1. A flat wire motor stator coil shaping fixture, comprising a fixture body (1), an electromagnetic auxiliary positioning module (2), a magnetic interface module (3), and an external shaping module (4), characterized in that: The electromagnetic auxiliary positioning module (2) is embedded on the positioning surface of the tooling body (1) in contact with the coil, and includes multiple sets of evenly distributed electromagnetic units (21). The electromagnetic auxiliary positioning module (2) also includes a power supply unit (22) and a control module (23). The electromagnetic units (21) are electrically connected to the control module (23) through the power supply unit (22). The magnetic interface module (3) includes a base (31) connected to the output unit of the tooling body (1). The top of the external shaping module (4) is provided with a base block (41). The surface of the base (31) is provided with a groove (311) that is adapted to the base block (41). The groove (311) is embedded with a magnetic block (32) arranged in a ring array. The magnetic interface module (3) also includes a pneumatic locking mechanism (34). The pneumatic locking mechanism (34) includes a cylinder (341) fixedly installed on both sides of the base (31). The output end of the cylinder (341) is fixedly connected with a pin (342). Both sides of the base block (41) are provided with a lock hole (42) that is adapted to the pin (342).

2. The flat wire motor stator coil shaping fixture according to claim 1, characterized in that: A positioning pin (33) is fixedly installed inside the groove (311), and a positioning hole (43) adapted to the positioning pin (33) is opened on the top of the base block (41).

3. The flat wire motor stator coil shaping fixture according to claim 2, characterized in that: The positioning pin (33) adopts a tapered structure with a taper angle of 5°-15° and is coated with a wear-resistant layer.

4. The flat wire motor stator coil shaping fixture according to claim 2, characterized in that: The magnetic interface module (3) has a Hall sensor (35) installed in the groove (311) and an indicator light (36) installed on the outside of the groove (311).

5. The flat wire motor stator coil shaping fixture according to claim 1, characterized in that: The electromagnetic unit (21) is composed of a permanent magnet (211) and an electromagnet (212).
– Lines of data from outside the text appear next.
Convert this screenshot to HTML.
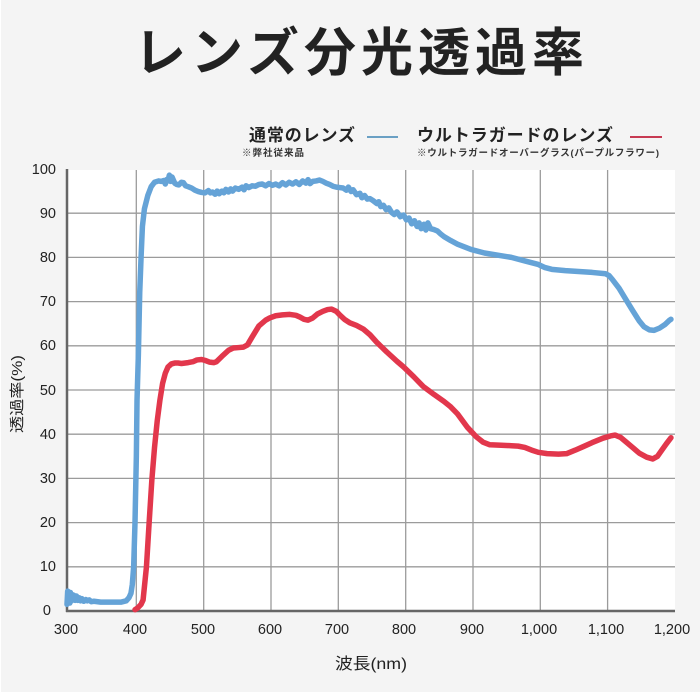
<!DOCTYPE html>
<html><head><meta charset="utf-8"><style>
html,body{margin:0;padding:0;background:#fff;}
svg{display:block;}
</style></head><body>
<svg width="700" height="700" viewBox="0 0 700 700" xmlns="http://www.w3.org/2000/svg">
<rect x="0" y="0" width="700" height="700" fill="#ffffff"/>
<rect x="1" y="0" width="699" height="692" fill="#f4f4f4"/>
<text x="134" y="71" font-family="'Liberation Sans','Noto Sans CJK JP',sans-serif" font-weight="700" font-size="52" fill="#222" textLength="450" lengthAdjust="spacing">レンズ分光透過率</text>
<g font-family="'Liberation Sans','Noto Sans CJK JP',sans-serif" font-weight="700" fill="#222">
<text x="249" y="141" font-size="17" textLength="106" lengthAdjust="spacing">通常のレンズ</text>
<text x="417" y="141" font-size="17" textLength="196" lengthAdjust="spacing">ウルトラガードのレンズ</text>
<text x="242" y="156" font-size="9.5" textLength="62" lengthAdjust="spacing" fill="#333">※弊社従来品</text>
<text x="417" y="156" font-size="9.5" textLength="242" lengthAdjust="spacing" fill="#333">※ウルトラガードオーバーグラス(パープルフラワー)</text>
</g>
<line x1="367" y1="137" x2="398" y2="137" stroke="#6aa0c4" stroke-width="2"/>
<line x1="630" y1="137" x2="662" y2="137" stroke="#c73a52" stroke-width="2"/>
<rect x="67" y="170" width="608" height="441" fill="#ffffff"/>
<g stroke="#9b9b9b" stroke-width="1.3">
<line x1="67" y1="213.2" x2="675" y2="213.2"/>
<line x1="67" y1="257.4" x2="675" y2="257.4"/>
<line x1="67" y1="301.6" x2="675" y2="301.6"/>
<line x1="67" y1="345.8" x2="675" y2="345.8"/>
<line x1="67" y1="390" x2="675" y2="390"/>
<line x1="67" y1="434.2" x2="675" y2="434.2"/>
<line x1="67" y1="478.4" x2="675" y2="478.4"/>
<line x1="67" y1="522.6" x2="675" y2="522.6"/>
<line x1="67" y1="566.8" x2="675" y2="566.8"/>
<line x1="136.3" y1="170" x2="136.3" y2="611"/>
<line x1="203.7" y1="170" x2="203.7" y2="611"/>
<line x1="271" y1="170" x2="271" y2="611"/>
<line x1="338.3" y1="170" x2="338.3" y2="611"/>
<line x1="405.7" y1="170" x2="405.7" y2="611"/>
<line x1="473" y1="170" x2="473" y2="611"/>
<line x1="540.3" y1="170" x2="540.3" y2="611"/>
<line x1="607.6" y1="170" x2="607.6" y2="611"/>
</g>
<line x1="67" y1="169" x2="67" y2="612" stroke="#666" stroke-width="2.5"/>
<line x1="66" y1="611" x2="675" y2="611" stroke="#666" stroke-width="2.5"/>
<g transform="translate(67,611) scale(0.6733,-4.42) translate(-300,0)" fill="none" stroke-linejoin="round" stroke-linecap="round">
<polyline vector-effect="non-scaling-stroke" stroke="#65a3d7" stroke-width="5.5" points="300,1.5 301,4.5 302,2 303,4 304,1.8 305,4.2 306,2.2 307,3.8 308,2.5 310,3.6 312,2.4 314,3.4 316,2.4 318,3 320,2.3 322,2.8 325,2.2 328,2.6 330,2.3 333,2.5 336,2.1 340,2.2 350,2 360,2 370,2 380,2 388,2.3 392,3 395,4 397,6 399,10 401,20 403,35 404,47.7 406,58 408,72 410,80 412,87 415,91 420,94 425,96 430,97 436,97.3 440,97.2 444,97.4 446,96.6 448,97.6 450,97.3 452,98.6 454,97.2 456,98.2 458,97.5 460,96.8 463,96.5 466,96.4 470,97 473,96.9 476,96.2 480,96 485,95.7 490,95.2 495,94.9 500,94.7 505,94.6 510,95.1 513,94.6 516,94.8 520,94.3 523,95 526,94.4 530,95 533,94.6 536,95.4 540,94.8 543,95.5 546,95 550,95.7 555,95.4 560,95.9 563,95.3 566,96.2 570,95.8 575,96.2 580,96.1 585,96.5 590,96.6 595,96.2 600,96.7 605,96.3 610,96.6 615,96.2 620,96.9 625,96.4 630,97 635,96.6 640,97.1 645,96.5 650,97.3 655,96.8 658,97.6 661,96.7 665,97.2 670,97.3 675,97.5 680,97.2 685,96.8 690,96.5 695,96.1 700,95.9 705,95.8 710,95.7 715,95.2 718,95.9 722,94.9 725,95.3 730,94.2 735,94.5 738,93.5 742,94 746,93.2 750,93.3 755,92.8 760,92.2 763,92.6 766,91.5 770,91.8 774,90.8 778,91.2 782,90.2 786,89.7 790,90.3 795,89.2 800,89.6 804,88.5 808,88.9 812,87.6 816,88.3 820,87 823,87.8 826,86.5 830,87.5 833,86.2 836,87.8 840,86.5 845,86.3 850,86 855,85.3 860,84.7 870,83.8 880,83 890,82.4 900,81.8 920,81 940,80.5 960,80 980,79.2 1000,78.4 1010,77.7 1020,77.3 1040,77 1060,76.8 1080,76.6 1100,76.3 1105,75.9 1110,75 1120,73 1130,70.5 1140,68 1150,65.6 1157,64.3 1165,63.6 1172,63.5 1180,64 1188,64.8 1195,65.8 1197,66"/>
<polyline vector-effect="non-scaling-stroke" stroke="#e2374c" stroke-width="5.5" points="401,0.3 405,0.7 410,1.5 413,2.5 416,7 418,10 422,20 426,29.6 430,37 434,43 438,47.7 442,51.5 446,53.8 450,55.2 455,55.9 460,56.1 465,56.1 470,56 480,56.2 487,56.4 493,56.8 500,56.9 505,56.7 512,56.3 518,56.2 522,56.4 530,57.6 540,59 547,59.5 555,59.6 562,59.7 568,60.2 575,62 585,64.5 595,65.8 601,66.3 610,66.8 620,67 631,67.1 640,66.9 646,66.5 652,66 658,65.8 665,66.3 672,67.2 680,67.8 687,68.2 693,68.3 700,67.8 705,67 712,66 720,65.2 730,64.6 740,63.8 750,62.5 760,60.8 775,58.6 790,56.5 800,55.2 815,53 829,50.8 845,49 860,47.4 869,46.3 880,44.6 895,41.5 908,39.4 918,38.2 928,37.6 945,37.5 960,37.4 970,37.3 980,37 990,36.4 1000,35.9 1013,35.6 1030,35.5 1042,35.6 1055,36.4 1067,37.2 1080,38.1 1096,39.1 1107,39.6 1114,39.8 1122,39.3 1130,38.3 1140,37 1150,35.7 1161,34.8 1170,34.4 1177,35 1183,36.3 1190,37.8 1197,39.2"/>
</g>
<g font-family="'Liberation Sans','Noto Sans CJK JP',sans-serif" font-size="14.5" fill="#222" text-anchor="end">
<text x="56" y="174">100</text>
<text x="56" y="218">90</text>
<text x="56" y="262">80</text>
<text x="56" y="306">70</text>
<text x="56" y="350">60</text>
<text x="56" y="395">50</text>
<text x="56" y="439">40</text>
<text x="56" y="483">30</text>
<text x="56" y="527">20</text>
<text x="56" y="571">10</text>
<text x="51" y="615">0</text>
</g>
<g font-family="'Liberation Sans','Noto Sans CJK JP',sans-serif" font-size="14.5" fill="#222" text-anchor="middle">
<text x="66" y="634">300</text>
<text x="135" y="634">400</text>
<text x="203" y="634">500</text>
<text x="270" y="634">600</text>
<text x="337" y="634">700</text>
<text x="404" y="634">800</text>
<text x="472" y="634">900</text>
<text x="539" y="634">1,000</text>
<text x="606" y="634">1,100</text>
<text x="672" y="634">1,200</text>
</g>
<text x="335" y="669" font-family="'Liberation Sans','Noto Sans CJK JP',sans-serif" font-size="16" fill="#222" textLength="72" lengthAdjust="spacingAndGlyphs">波長(nm)</text>
<text transform="translate(22,433) rotate(-90)" font-family="'Liberation Sans','Noto Sans CJK JP',sans-serif" font-size="15" fill="#222" textLength="78" lengthAdjust="spacingAndGlyphs">透過率(%)</text>
</svg>
</body></html>
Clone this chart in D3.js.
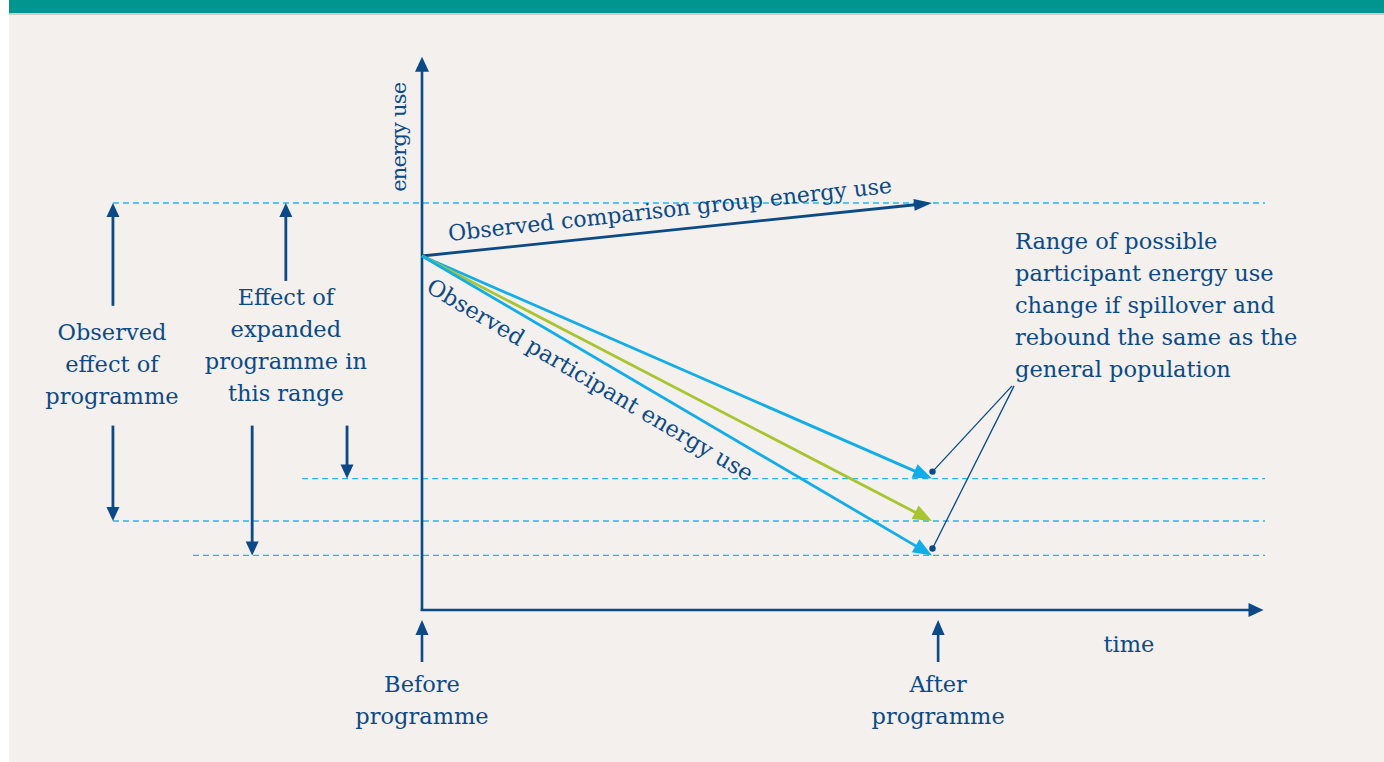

When the electromagnet (212) is energized, it generates a magnetic field in the same direction as the permanent magnet (211). When the power is off, the magnetic field directions cancel each other out.

6. The flat wire motor stator coil shaping fixture according to claim 1, characterized in that: The magnetic block (32) is a neodymium iron boron permanent magnet with an insulating layer covering its surface, and the magnetic poles of adjacent magnetic blocks (32) are arranged in an alternating N-S pattern.

7. The flat wire motor stator coil shaping fixture according to claim 1, characterized in that: The control module (23) integrates a current regulation unit (231).

8. The flat wire motor stator coil shaping fixture according to claim 1, characterized in that: The tooling body (1) is equipped with a pressure sensor (24).